Jigsaw Puzzles · 9 January 2010

Jigsaw puzzles are a part of our family Christmas and New Year tradition. My wife, the Mindboggling Mrs. Miyoshi, always gets a puzzle and we all put it together in January. It is a nice way for us all to work together on something even if we are not always working on it at the same time.

I remember putting together jigsaw puzzles since I was a kid. My mom would set up a card table and we would have a great time putting that puzzle together. We would start out getting all the edge pieces and putting the border together. It was a great feeling getting the edges done and knowing how big the puzzle was. Then we would sort the pieces according to their different colors and start putting the picture together.

Of course, it was not always quite such a linear process. Somebody might find two pieces that fit together and put them close to where they might go even before the edges were finished. And on a hard puzzle, we might pick up a piece, compare it to the picture on the box, and set the piece where we thought it should go. Even if that place was in the middle of nowhere – a place in the puzzle where no pieces had yet been fitted.

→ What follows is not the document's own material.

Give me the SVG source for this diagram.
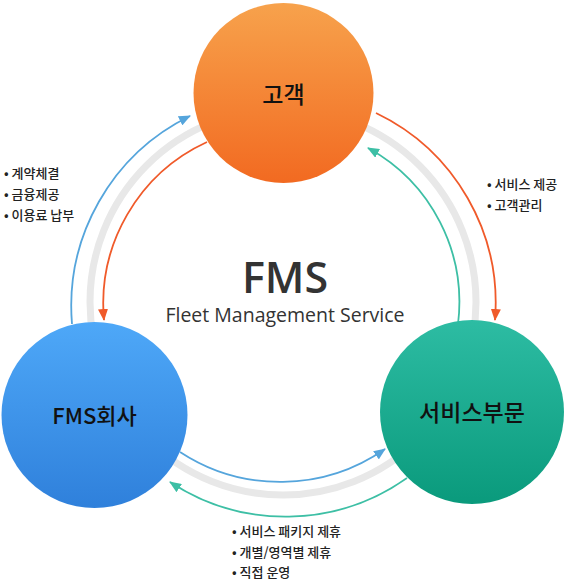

It is a good thing our mom was patient. We put pieces together that did not fit. We knocked pieces on the floor. We probably even kept her from getting the puzzle done quickly. Still, regardless of how long it took or what the picture was, we had a great time together.

I am not sure whether we did those jigsaw puzzles together during Christmas break, but it makes sense that it was in the winter. Kids can not really spend a couple weeks away from school in the winter building snowmen every day without having something warm to do when they are done. We did not have video games back then and there were only four channels on the TV, so we entertained ourselves with games and jigsaw puzzles.

Today, even though our kids have video games, movies, and lots of channels on the TV, they still like to join in and help my wife and I put together the jigsaw puzzle each year. This year, one of the boys, Thing 2, said something that made my wife a little miffed at how I like to do jigsaw puzzles.

The reason she was miffed started even before I first started teaching which was also before I met The Mindboggling Mrs. Miyoshi. I had to take a leadership class for my Career and Technical Education (CTE) certification. At that class, we were given a task to write down the steps to put together a jigsaw puzzle. Our groups diligently wrote those steps down. When we were given our puzzles to piece together, we found, to our dismay, that the puzzles were not in boxes as they normally would be. There was no picture to refer to either. So we had to correct our instructions to reflect the situation.

In most of my classes, I do this same jigsaw activity each year. The puzzles are small and simple. My experience in my CTE certification class and my yearly activity for my students has led to me doing jigsaw puzzles without looking at the picture. Regardless of how many pieces there are or how difficult it might be, I do not look at the box. Well, I might take a quick look every once in a while, but in my mind, looking at the picture before the puzzle is finished is cheating. Which brings me back to the present time.

Thing 2 picked out this year’s puzzle as a Christmas gift to his mom. It is a very difficult puzzle because the picture is actually a mosaic of pictures that create a larger picture. Doing the puzzle is like doing puzzles inside puzzles. So when the Mindboggling Mrs. Miyoshi was looking at the picture on the box to help her place some pieces, she was doing what most people do when piecing together a jigsaw puzzle. But Thing 2 stated most emphatically, “You’re cheating!” After all, he had only been around us when doing jigsaw puzzles, and for the most part, we do not look at the picture.

Even though my wife was miffed at me and my jigsaw puzzle idiosyncrasy, I still laughed inside. My kids think that looking at the picture of the jigsaw puzzle is cheating. I had struck again without even knowing it.

I love our tradition of putting together a jigsaw puzzle each year around Christmas. It is a fun time together and it reminds me of my own childhood. It also lets me know that for good and bad, I put my indelible mark on my own children. And while I hate to give away the “secret” of one of my classroom activities, I love to tell stories of family. I hope you enjoyed this one. And I hope to regale you with many more stories of love, legacy, lunacy, and laughter.